To preliminary prospectus supplement

dated March 4, 2015

(To prospectus dated December 19, 2014)

Filed pursuant to Rule 433

Registration number 333-201103

March 4, 2015

LOGO

Lincoln National Corporation

$300,000,000 3.350% SENIOR NOTES DUE 2025

Final Term Sheet, dated March 4, 2015

 

Issuer:

Lincoln National Corporation

 

Title of Securities:

3.350% Senior Notes due 2025 (the “Notes”)

 

Security Type:

Senior Unsecured Fixed Rate Notes

 

Format:

SEC Registered

 

Trade Date:

March 4, 2015

 

Settlement Date (T+3):

March 9, 2015

 

Maturity Date:

March 9, 2025

 

Aggregate Principal Amount Offered:

$300,000,000

 

Price to the Public (Issue Price):

99.840% of the principal amount of the Notes

 

Net Proceeds (Before Expenses):

$297,570,000

 

Benchmark Treasury:

UST 2.000% due February 15, 2025

 

Benchmark Treasury Yield:

2.119%

 

Spread to Benchmark:

Treasury Rate plus 125 basis points

 

Re-offer Yield:

3.369%

 

Coupon:

3.350% per annum

 

Interest Payment Dates:

Semi-annually on each September 9 and March 9, commencing on September 9, 2015

 

Optional Redemption:

Make-whole call at any time at the greater of 100% and the discounted value at Treasury Rate plus 20 basis points

 

CUSIP/ISIN:

534187BE8 / US534187BE89

 

Ratings* (expected):

Baa1 / Stable (Moody’s) / A- / Stable (S&P) / BBB+ / Stable (Fitch)

 

Denominations:

$2,000 and integral multiples of $1,000 in excess thereof

 

Joint Book-Running Managers:

Barclays Capital Inc.
  Deutsche Bank Securities Inc.


The issuer has filed a registration statement (including a prospectus) with the SEC for the offering to which this communication relates.

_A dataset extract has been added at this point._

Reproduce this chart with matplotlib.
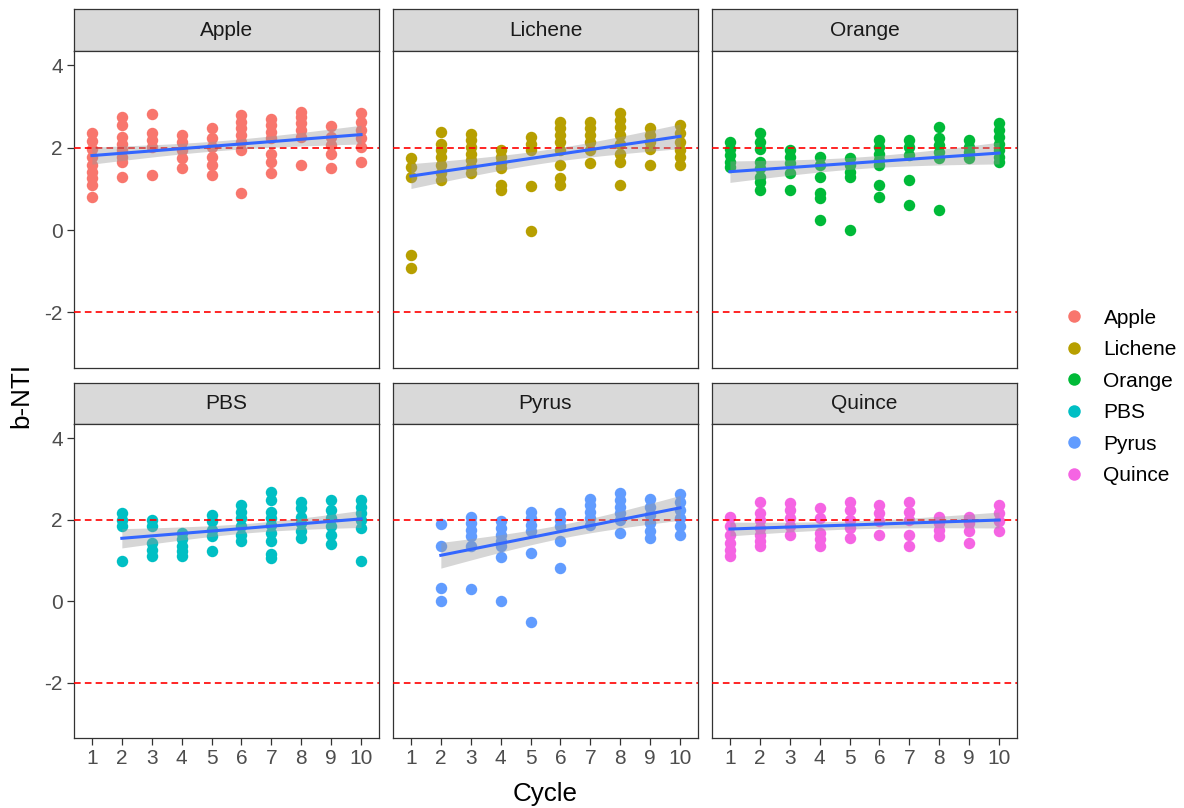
import numpy as np
import matplotlib
matplotlib.use("Agg")
import matplotlib.pyplot as plt
from matplotlib.lines import Line2D

plt.rcParams['font.family'] = ['Liberation Sans', 'DejaVu Sans']
plt.rcParams['axes.unicode_minus'] = False

# ---- data: b-NTI values per cycle (index 0 -> cycle 1) ----
groups = ["Apple", "Lichene", "Orange", "PBS", "Pyrus", "Quince"]
colors = ["#F8766D", "#B79F00", "#00BA38", "#00BFC4", "#619CFF", "#F564E3"]
cycles = [1, 2, 3, 4, 5, 6, 7, 8, 9, 10]
y_ticks = [-2, 0, 2, 4]
thresholds = [-2, 2]

apple = [
    [2.35, 2.17, 1.98, 1.78, 1.58, 1.42, 1.26, 1.10, 0.81],
    [2.75, 2.55, 2.27, 2.10, 1.94, 1.78, 1.66, 1.30],
    [2.83, 2.35, 2.19, 2.02, 1.34],
    [2.31, 2.15, 1.94, 1.74, 1.50],
    [2.49, 2.23, 2.02, 1.78, 1.58, 1.34],
    [2.79, 2.63, 2.47, 2.31, 2.15, 1.94, 0.90],
    [2.71, 2.55, 2.39, 2.23, 1.86, 1.66, 1.38],
    [2.87, 2.75, 2.59, 2.43, 2.27, 1.58],
    [2.52, 2.27, 2.06, 1.86, 1.50],
    [2.85, 2.63, 2.43, 2.23, 2.02, 1.66],
]
lichene = [
    [1.74, 1.54, 1.30, -0.60, -0.92],
    [2.39, 2.10, 1.94, 1.78, 1.58, 1.38, 1.22],
    [2.33, 2.19, 2.02, 1.86, 1.70, 1.54, 1.38],
    [1.94, 1.78, 1.62, 1.50, 1.10, 0.98],
    [2.27, 2.10, 1.94, 1.06, -0.03],
    [2.63, 2.47, 2.31, 2.15, 1.94, 1.58, 1.26, 1.10],
    [2.63, 2.47, 2.31, 2.15, 1.94, 1.62],
    [2.85, 2.67, 2.51, 2.31, 2.10, 1.86, 1.66, 1.10],
    [2.47, 2.31, 2.15, 1.98, 1.58],
    [2.55, 2.35, 2.15, 1.94, 1.78, 1.58],
]
orange = [
    [2.15, 1.98, 1.82, 1.66, 1.54],
    [2.35, 2.15, 1.98, 1.66, 1.50, 1.30, 1.18, 0.98],
    [1.94, 1.78, 1.62, 1.38, 0.98],
    [1.78, 1.58, 1.30, 0.90, 0.77, 0.25],
    [1.74, 1.58, 1.42, 1.30, 0.01],
    [2.19, 2.02, 1.86, 1.70, 1.58, 1.10, 0.81],
    [2.19, 2.02, 1.82, 1.22, 0.61],
    [2.51, 2.23, 2.06, 1.90, 1.74, 0.49],
    [2.19, 2.02, 1.90, 1.74],
    [2.59, 2.43, 2.27, 2.10, 1.94, 1.78, 1.66],
]
pbs = [
    [],
    [2.16, 2.00, 1.84, 0.99],
    [2.00, 1.84, 1.44, 1.27, 1.11],
    [1.68, 1.52, 1.35, 1.23, 1.11],
    [2.12, 1.96, 1.76, 1.60, 1.23],
    [2.36, 2.20, 2.04, 1.84, 1.64, 1.48],
    [2.69, 2.48, 2.20, 2.04, 1.88, 1.68, 1.48, 1.15, 1.07],
    [2.44, 2.28, 2.08, 1.92, 1.72, 1.56],
    [2.48, 2.24, 2.04, 1.84, 1.64, 1.40],
    [2.48, 2.32, 2.16, 2.00, 1.80, 0.99],
]
pyrus = [
    [],
    [1.90, 1.37, 0.32, 0.00],
    [2.08, 1.92, 1.76, 1.60, 1.35, 0.31],
    [1.96, 1.80, 1.64, 1.48, 1.35, 1.10, 0.02],
    [2.20, 2.04, 1.88, 1.72, 1.19, -0.50],
    [2.16, 2.00, 1.84, 1.48, 0.81],
    [2.52, 2.36, 2.20, 2.04, 1.88],
    [2.65, 2.48, 2.32, 2.16, 2.00, 1.68],
    [2.52, 2.32, 2.12, 1.92, 1.72, 1.56],
    [2.63, 2.44, 2.24, 2.04, 1.84, 1.64],
]
quince = [
    [2.08, 1.84, 1.64, 1.44, 1.27, 1.11],
    [2.44, 2.16, 2.00, 1.80, 1.64, 1.48, 1.35],
    [2.42, 2.24, 2.04, 1.84, 1.64],
    [2.28, 2.04, 1.68, 1.52, 1.35],
    [2.44, 2.24, 2.00, 1.80, 1.56],
    [2.36, 2.16, 1.96, 1.64],
    [2.44, 2.20, 2.00, 1.64, 1.35],
    [2.08, 1.92, 1.76, 1.60],
    [2.08, 1.92, 1.72, 1.44],
    [2.36, 2.16, 1.96, 1.72],
]
series = [apple, lichene, orange, pbs, pyrus, quince]

W, H = 1184, 808
fig = plt.figure(figsize=(W / 100, H / 100), dpi=100)


def box(x, y, w, h):
    return [x / W, 1 - (y + h) / H, w / W, h / H]


def t_quantile(df):
    # Cornish-Fisher approximation of the 97.5% Student t quantile
    z = 1.959964
    return (z + (z ** 3 + z) / (4 * df)
            + (5 * z ** 5 + 16 * z ** 3 + 3 * z) / (96 * df ** 2))


col_left = [74, 393, 712]
panel_w = 305
rows = [  # (strip top, panel top, panel bottom)
    (9, 51, 368),
    (383, 424, 738),
]
border = "#333333"

for i, (name, col, data) in enumerate(zip(groups, colors, series)):
    r, c = divmod(i, 3)
    st, pt, pb = rows[r]
    x0 = col_left[c]

    # strip
    sax = fig.add_axes(box(x0, st, panel_w, pt - st))
    sax.set_facecolor("#D9D9D9")
    sax.set_xticks([])
    sax.set_yticks([])
    for sp in sax.spines.values():
        sp.set_color(border)
        sp.set_linewidth(0.9)
    sax.text(0.5, 0.5, name, ha="center", va="center", fontsize=15,
             color="#1A1A1A", transform=sax.transAxes)

    ax = fig.add_axes(box(x0, pt, panel_w, pb - pt))
    xs = np.concatenate([[cy] * len(v) for cy, v in zip(cycles, data)]).astype(float)
    ys = np.concatenate([v for v in data]).astype(float)

    ax.scatter(xs, ys, s=68, color=col, linewidths=0, zorder=2)
    for t in thresholds:
        ax.axhline(t, color="red", lw=1.2, dashes=(4, 2.5), zorder=3)

    # linear fit with 95% confidence band
    n = len(xs)
    slope, inter = np.polyfit(xs, ys, 1)
    resid = ys - (slope * xs + inter)
    s_err = np.sqrt(np.sum(resid ** 2) / (n - 2))
    xbar = xs.mean()
    sxx = np.sum((xs - xbar) ** 2)
    xg = np.linspace(xs.min(), xs.max(), 80)
    yg = slope * xg + inter
    half = t_quantile(n - 2) * s_err * np.sqrt(1 / n + (xg - xbar) ** 2 / sxx)
    ax.fill_between(xg, yg - half, yg + half, color="#999999", alpha=0.4,
                    linewidth=0, zorder=4)
    ax.plot(xg, yg, color="#3366FF", lw=2.2, zorder=5)

    ax.set_xlim(0.4, 10.6)
    ax.set_ylim(-3.35, 4.35)
    ax.set_xticks(cycles)
    ax.set_yticks(y_ticks)
    for sp in ax.spines.values():
        sp.set_color(border)
        sp.set_linewidth(0.9)
    ax.tick_params(axis="both", length=5, width=0.9, color=border,
                   labelsize=15, labelcolor="#4D4D4D", pad=3)
    if c == 0:
        ax.set_yticklabels([str(v) for v in y_ticks])
    else:
        ax.tick_params(axis="y", left=False, labelleft=False)
    if r == 1:
        ax.set_xticklabels([str(v) for v in cycles])
    else:
        ax.tick_params(axis="x", bottom=False, labelbottom=False)

fig.text(21 / W, 1 - 395 / H, "b-NTI", rotation=90, ha="center", va="center",
         fontsize=18.7, color="black")
fig.text(545.5 / W, 1 - 801 / H, "Cycle", ha="center", va="baseline",
         fontsize=18.7, color="black")

handles = [Line2D([], [], marker="o", linestyle="none", markersize=9,
                  markerfacecolor=cl, markeredgewidth=0) for cl in colors]
fig.legend(handles, groups, loc="center left",
           bbox_to_anchor=(1066 / W, 1 - 397 / H), frameon=False,
           fontsize=15, handlelength=0.8, handletextpad=1.0,
           labelspacing=0.6, borderpad=0, borderaxespad=0)

fig.savefig("out.png", dpi=100)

Before you invest, you should read the prospectus in that registration statement and other documents the issuer has filed with the SEC for more complete information about the issuer and this offering. You may get these documents for free by visiting EDGAR on the SEC Web site at www.sec.gov. Alternatively, the issuer, any underwriter or any dealer participating in the offering will arrange to send you the prospectus if you request it by calling Barclays Capital Inc. at 888-603-5847 or Deutsche Bank Securities Inc. at 800-503-4611.

 

* An explanation of the significance of ratings may be obtained from the rating agencies. Generally, rating agencies base their ratings on such material and information, and such of their own investigations, studies and assumptions, as they deem appropriate. The ratings of the Notes should be evaluated independently from similar ratings of other securities. A credit rating of a security is not a recommendation to buy, sell or hold securities and may be subject to review, revision, suspension, reduction or withdrawal at any time by the assigning rating agency.